What is the spectrum of possible outcomes when galaxies merge? How often, and on which time scales, can this lead to accelerated vs. slowing growth?
A key step towards understanding different evolutionary pathways is to quantify how gas fractions and star-formation efficiency evolve during galaxy interactions. In this presentation I’ll describe a meta-analysis we conducted with this aim on several samples of interacting or starbursting SDSS galaxies, exploiting IRAM 30 m CO spectroscopy. We find that molecular gas reservoirs are boosted throughout most stages of galaxy interactions, plausibly due to torque-driven inflows of halo gas and gas compression. The gas fraction and depletion time offsets of mergers and post-starbursts anti-correlate with their distance from the galaxy main sequence d(MS), evidencing the role of star-formation efficiency (SFE) in driving the strongest starburst events.
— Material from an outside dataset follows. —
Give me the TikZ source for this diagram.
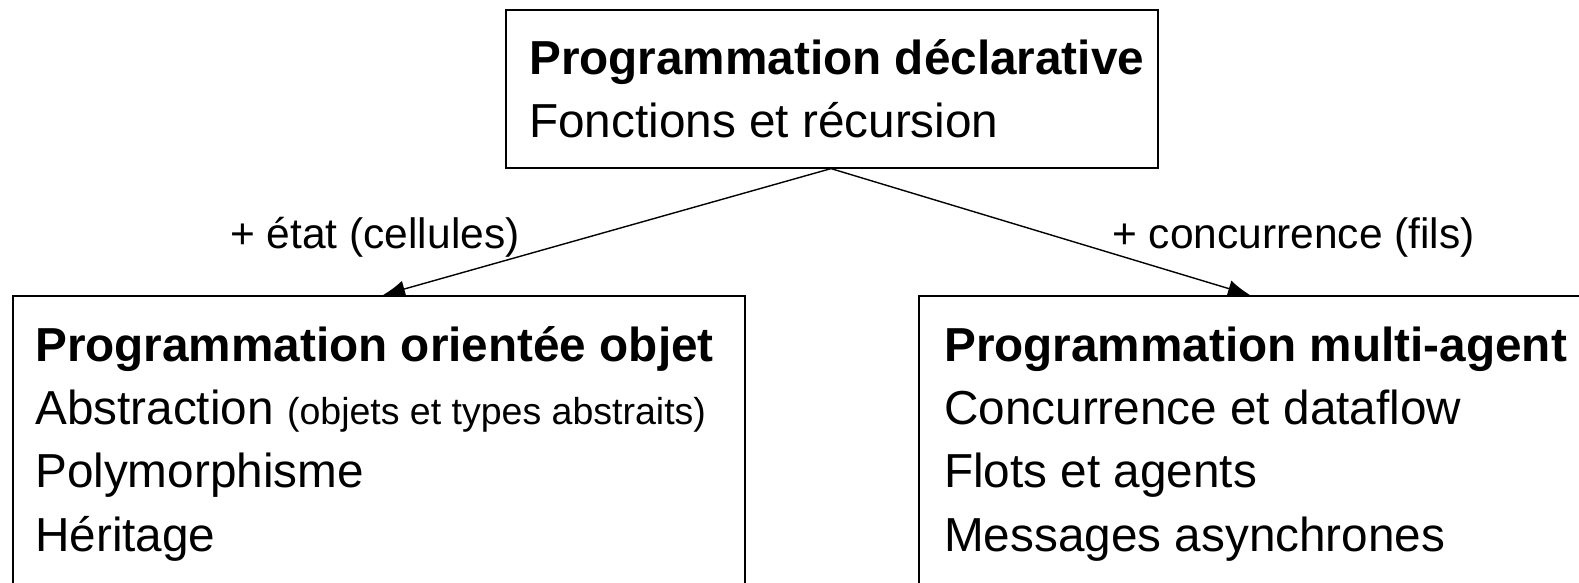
\documentclass[tikz,border=0pt]{standalone}
\usepackage{fontspec}
\setmainfont{Liberation Sans}
\usetikzlibrary{arrows.meta}
\tikzset{
  box/.style={draw=black, line width=1.6pt, fill=none, inner sep=0pt, anchor=north west},
  txt/.style={inner sep=0pt, anchor=base west, font=\fontsize{47.7}{56}\selectfont},
  ttl/.style={txt, font=\fontsize{47.7}{56}\selectfont\bfseries},
  lbl/.style={inner sep=0pt, anchor=base west, font=\fontsize{42.5}{50}\selectfont},
  conn/.style={draw=black, line width=1.4pt, -{Latex[length=22pt,width=17pt]}}
}
\begin{document}
\begin{tikzpicture}[x=1pt,y=-1pt]
\useasboundingbox (0,0) rectangle (1579,582);
\clip (0,0) rectangle (1579,582);
\fill[white] (0,0) rectangle (1579,582);
% boxes
\node[box, minimum width=652pt, minimum height=158pt] (top) at (505,9) {};
\node[box, minimum width=732pt, minimum height=320pt] (left) at (12,295) {};
\node[box, minimum width=700pt, minimum height=320pt] (right) at (918,295) {};
% top box text
\node[ttl] (t1) at (529,74) {Programmation déclarative};
\node[txt] (t2) at (529,137) {Fonctions et récursion};
% left box text
\node[ttl] (l1) at (35,361) {Programmation orientée objet};
\node[txt] (l2) at (35,424) {Abstraction {\fontsize{37.5}{44}\selectfont(objets et types abstraits)}};
\node[txt] (l3) at (35,487) {Polymorphisme};
\node[txt] (l4) at (35,551) {Héritage};
% right box text
\node[ttl] (r1) at (944,361) {Programmation multi-agent};
\node[txt] (r2) at (944,424) {Concurrence et dataflow};
\node[txt] (r3) at (944,487) {Flots et agents};
\node[txt] (r4) at (944,551) {Messages asynchrones};
% labels
\node[lbl] (la) at (230,248) {+ état (cellules)};
\node[lbl] (lb) at (1112,248) {+ concurrence (fils)};
% connectors
\draw[conn] ([xshift=326pt]top.south west) -- ([xshift=371pt]left.north west);
\draw[conn] ([xshift=326pt]top.south west) -- ([xshift=332pt]right.north west);
\end{tikzpicture}
\end{document}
Our multi-sample analysis paints a coherent picture of the starburst-merger connection throughout the low-z merger sequence. It reconciles contradictory literature findings by highlighting that gas fraction enhancements and SFE variations both play their part in merger-driven star formation.
Interaction-driven star formation can be heavily dust-obscured, making radio continuum emission an esp. valuable star-formation rate (SFR) tracer in such circumstances. Time permitting, I will briefly outline a novel approach for calibrating radio-based SFRs – from low to high redshift – based on empirical modelling of radio luminosity function evolution.